After evaluating the relative merits of the parties' contentions, the Court concludes that the current version of § 1625.3(c) does no manifest injustice to the Center.
Although the Center correctly states that the parties herein are private entities,
the second and third prong of the Bradley test weigh against the Center. Regardless of which version of § 1625.3 is applied to these facts two points are evident. First, under either version, the grant recipient was required to use its resources to provide economical and effective legal assistance. The parties do not disagree on this point. Second, neither version gives the Center an absolute right to notice and an opportunity to correct. Thus, the Center has not been deprived of any matured or unconditional right. See Ralis, 770 F.2d at 1128. From the record before this court, one could rationally find that the Center "could not reasonably have been unaware" of its deficiencies or that the Center's deficiencies were unusual.
There is no contention that these findings are mutually exclusive in this case. Although the Center chooses to define the usual in terms of the Center's practices, the fact remains that the Center's inability to provide both effective and economical legal assistance appears to constitute an unusual occurrence. This does not mean that the Center was professionally incapable of performing this task, but that the record indicates the Center's lack of success in providing cost effective assistance in proportion to the amount of grant money received.
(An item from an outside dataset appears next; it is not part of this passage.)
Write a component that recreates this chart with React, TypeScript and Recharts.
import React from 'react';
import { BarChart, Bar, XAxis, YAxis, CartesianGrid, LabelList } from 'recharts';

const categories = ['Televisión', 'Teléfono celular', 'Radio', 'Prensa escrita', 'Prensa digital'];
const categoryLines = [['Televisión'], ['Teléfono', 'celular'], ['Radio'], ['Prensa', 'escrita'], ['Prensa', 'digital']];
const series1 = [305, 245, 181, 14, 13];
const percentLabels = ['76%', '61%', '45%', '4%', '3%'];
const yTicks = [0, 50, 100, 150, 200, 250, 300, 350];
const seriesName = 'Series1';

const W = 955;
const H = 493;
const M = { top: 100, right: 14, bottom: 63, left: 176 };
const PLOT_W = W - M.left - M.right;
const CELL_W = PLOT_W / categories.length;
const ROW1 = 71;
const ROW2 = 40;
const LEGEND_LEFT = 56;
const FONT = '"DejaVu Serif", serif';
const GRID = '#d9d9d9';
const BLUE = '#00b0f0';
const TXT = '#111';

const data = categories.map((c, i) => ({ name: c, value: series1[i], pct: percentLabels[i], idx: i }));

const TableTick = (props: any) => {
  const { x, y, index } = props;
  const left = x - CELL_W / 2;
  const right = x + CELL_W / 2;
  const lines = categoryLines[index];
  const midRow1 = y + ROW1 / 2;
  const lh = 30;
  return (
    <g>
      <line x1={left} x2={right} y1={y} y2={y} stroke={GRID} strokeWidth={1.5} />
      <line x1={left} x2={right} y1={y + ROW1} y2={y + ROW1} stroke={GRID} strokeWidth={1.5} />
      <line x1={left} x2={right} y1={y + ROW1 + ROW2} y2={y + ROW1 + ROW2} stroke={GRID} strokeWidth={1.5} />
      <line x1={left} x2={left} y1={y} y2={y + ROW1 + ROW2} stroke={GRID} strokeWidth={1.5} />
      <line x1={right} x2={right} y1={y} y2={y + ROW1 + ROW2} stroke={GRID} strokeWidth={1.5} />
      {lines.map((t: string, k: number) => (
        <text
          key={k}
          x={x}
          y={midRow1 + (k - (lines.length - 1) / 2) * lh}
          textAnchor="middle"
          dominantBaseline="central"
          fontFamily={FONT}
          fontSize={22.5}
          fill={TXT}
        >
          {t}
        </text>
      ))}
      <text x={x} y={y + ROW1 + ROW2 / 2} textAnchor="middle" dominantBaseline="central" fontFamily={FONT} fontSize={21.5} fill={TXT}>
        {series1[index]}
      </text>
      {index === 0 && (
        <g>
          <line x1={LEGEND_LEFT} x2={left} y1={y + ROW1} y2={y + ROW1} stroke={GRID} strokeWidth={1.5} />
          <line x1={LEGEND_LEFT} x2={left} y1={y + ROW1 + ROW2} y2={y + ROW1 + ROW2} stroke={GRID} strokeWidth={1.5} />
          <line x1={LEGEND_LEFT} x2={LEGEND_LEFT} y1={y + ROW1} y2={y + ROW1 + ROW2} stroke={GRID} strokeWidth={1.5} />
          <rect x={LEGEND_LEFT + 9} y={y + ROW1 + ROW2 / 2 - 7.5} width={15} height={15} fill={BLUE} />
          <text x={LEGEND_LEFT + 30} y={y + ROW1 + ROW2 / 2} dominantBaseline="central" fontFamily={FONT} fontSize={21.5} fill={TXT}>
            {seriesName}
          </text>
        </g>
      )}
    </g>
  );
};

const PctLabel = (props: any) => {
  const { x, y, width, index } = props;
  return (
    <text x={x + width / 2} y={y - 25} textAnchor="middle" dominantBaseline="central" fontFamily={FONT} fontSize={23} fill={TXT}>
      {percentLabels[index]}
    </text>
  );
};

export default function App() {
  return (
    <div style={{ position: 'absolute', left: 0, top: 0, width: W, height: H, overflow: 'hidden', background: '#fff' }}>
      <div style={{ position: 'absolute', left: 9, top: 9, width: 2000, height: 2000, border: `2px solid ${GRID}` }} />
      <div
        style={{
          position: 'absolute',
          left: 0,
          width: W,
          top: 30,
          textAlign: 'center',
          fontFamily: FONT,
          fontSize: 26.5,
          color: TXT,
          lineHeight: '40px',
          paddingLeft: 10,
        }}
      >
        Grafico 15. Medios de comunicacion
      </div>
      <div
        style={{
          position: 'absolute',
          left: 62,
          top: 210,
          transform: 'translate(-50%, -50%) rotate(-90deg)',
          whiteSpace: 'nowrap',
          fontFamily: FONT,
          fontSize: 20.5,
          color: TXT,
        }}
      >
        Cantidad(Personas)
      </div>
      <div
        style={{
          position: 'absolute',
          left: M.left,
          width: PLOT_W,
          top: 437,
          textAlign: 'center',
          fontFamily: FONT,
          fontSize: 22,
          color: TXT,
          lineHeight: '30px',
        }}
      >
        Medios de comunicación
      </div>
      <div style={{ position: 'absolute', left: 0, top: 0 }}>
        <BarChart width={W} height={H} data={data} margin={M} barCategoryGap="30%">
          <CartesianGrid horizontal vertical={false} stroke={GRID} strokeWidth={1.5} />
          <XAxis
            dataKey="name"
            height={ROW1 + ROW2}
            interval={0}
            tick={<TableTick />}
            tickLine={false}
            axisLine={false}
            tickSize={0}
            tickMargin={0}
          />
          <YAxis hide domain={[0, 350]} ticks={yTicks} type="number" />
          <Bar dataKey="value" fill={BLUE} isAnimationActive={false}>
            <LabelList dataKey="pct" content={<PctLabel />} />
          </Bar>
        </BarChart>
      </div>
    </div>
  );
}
The primary substantive issue in this case is whether the Final Decision, which adopts most of the findings of the Hearing Examiner, was arbitrary and capricious in its findings regarding the underutilization of the Center. Based on the evidence at the hearing and the Hearing Examiner's Recommended Decision, the LSC President premised his decision to deny funding on three independent grounds. First, the Center failed to provide economical and effective legal assistance in that it failed to produce a sufficient amount of work. Second, the Center failed to provide economical and effective legal assistance to the extent that its executive director engaged in activities other than those for which LSC grant funds are intended. Third, the Center failed to comply with applicable statutes, regulations and contractual provisions in that it improperly employed LSC grant funds to subsidize activities for which those monies could not properly be used.
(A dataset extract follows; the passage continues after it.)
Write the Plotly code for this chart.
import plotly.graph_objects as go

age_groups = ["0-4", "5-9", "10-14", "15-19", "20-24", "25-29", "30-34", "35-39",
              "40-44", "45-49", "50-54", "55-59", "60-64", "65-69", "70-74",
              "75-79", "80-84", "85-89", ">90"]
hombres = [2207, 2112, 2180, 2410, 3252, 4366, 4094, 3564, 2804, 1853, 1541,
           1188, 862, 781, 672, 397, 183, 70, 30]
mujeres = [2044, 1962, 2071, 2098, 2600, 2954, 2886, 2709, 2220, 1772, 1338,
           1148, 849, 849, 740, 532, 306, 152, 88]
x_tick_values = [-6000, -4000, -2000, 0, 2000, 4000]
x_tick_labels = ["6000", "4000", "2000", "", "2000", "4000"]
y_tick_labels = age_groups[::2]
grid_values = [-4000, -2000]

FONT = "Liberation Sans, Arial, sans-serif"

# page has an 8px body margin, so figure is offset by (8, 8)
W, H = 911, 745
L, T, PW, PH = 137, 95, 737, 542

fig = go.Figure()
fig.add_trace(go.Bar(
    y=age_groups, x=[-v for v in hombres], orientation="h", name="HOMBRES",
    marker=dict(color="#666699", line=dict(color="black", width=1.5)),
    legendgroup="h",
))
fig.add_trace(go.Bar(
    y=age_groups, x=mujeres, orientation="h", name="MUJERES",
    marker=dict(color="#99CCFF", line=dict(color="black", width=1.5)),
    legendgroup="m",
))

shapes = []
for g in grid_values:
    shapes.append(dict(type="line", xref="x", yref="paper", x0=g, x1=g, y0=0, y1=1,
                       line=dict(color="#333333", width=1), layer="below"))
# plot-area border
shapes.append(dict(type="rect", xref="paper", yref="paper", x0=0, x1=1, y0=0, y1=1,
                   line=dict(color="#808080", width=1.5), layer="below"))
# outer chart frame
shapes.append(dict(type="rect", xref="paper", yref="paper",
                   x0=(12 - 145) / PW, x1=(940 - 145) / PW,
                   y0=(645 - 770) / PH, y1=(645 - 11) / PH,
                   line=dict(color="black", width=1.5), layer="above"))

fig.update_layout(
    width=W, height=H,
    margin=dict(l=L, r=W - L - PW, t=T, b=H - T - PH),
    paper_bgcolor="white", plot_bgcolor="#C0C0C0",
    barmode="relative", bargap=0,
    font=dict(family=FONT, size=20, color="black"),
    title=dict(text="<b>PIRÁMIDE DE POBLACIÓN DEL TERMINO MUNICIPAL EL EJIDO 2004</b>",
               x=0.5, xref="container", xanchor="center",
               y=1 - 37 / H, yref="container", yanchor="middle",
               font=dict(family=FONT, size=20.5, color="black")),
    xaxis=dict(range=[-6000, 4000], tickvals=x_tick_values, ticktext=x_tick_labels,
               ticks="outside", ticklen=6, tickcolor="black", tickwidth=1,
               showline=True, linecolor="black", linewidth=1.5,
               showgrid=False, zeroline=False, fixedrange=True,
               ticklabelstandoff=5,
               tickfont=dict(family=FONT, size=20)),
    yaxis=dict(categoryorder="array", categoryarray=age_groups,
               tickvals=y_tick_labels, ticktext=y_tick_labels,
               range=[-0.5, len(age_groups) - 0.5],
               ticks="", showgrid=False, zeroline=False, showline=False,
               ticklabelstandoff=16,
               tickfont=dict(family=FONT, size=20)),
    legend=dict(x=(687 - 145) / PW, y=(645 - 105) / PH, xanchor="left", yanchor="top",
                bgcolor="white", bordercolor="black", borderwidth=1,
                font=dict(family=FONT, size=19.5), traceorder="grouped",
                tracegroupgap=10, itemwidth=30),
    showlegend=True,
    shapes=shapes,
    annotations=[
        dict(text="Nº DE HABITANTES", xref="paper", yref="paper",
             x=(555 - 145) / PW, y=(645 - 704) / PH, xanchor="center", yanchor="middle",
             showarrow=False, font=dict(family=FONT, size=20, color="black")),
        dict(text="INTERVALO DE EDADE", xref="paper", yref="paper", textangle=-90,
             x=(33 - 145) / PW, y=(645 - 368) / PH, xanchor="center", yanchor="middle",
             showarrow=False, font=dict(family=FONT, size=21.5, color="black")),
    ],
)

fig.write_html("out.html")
In its papers, the Center vigorously asserts that the Corporation never imposed any numerical benchmark on its productivity. Further the Center suggests that without specific quantitative standards, the appropriate question is whether NSSLC's productivity increased during the period of review. Under the Center's view, the emphasis placed on the number of social science work products generated during the period of review penalizes NSSLC for time committed to major research projects. Accordingly, NSSLC contends that the relative weight of different categories of work products based on complexity and sophistication was not given proper weight. Also, the Center challenges the experience of at least one member of the monitoring team in providing social science research to legal services lawyers. Finally, the Center dismisses the Final Decision :
1. Even if every one of the 124 projects begun in 1985 took as long to complete as did the average project in the most sophisticated category, a total of 5,518 hours would have been spent on the 124 projects. This would require 2.8 social scientists on [a] full time basis.
2. The five active social scientist were employed for a total of 9,750 hours during 1985. For each of the 124 projects, therefore, the Center employed an active social scientist for more than 78 hours. As even the most sophisticated projects averaged only 44.5 hours to complete, more than 34 hours of unproductive professional time are associated with each project.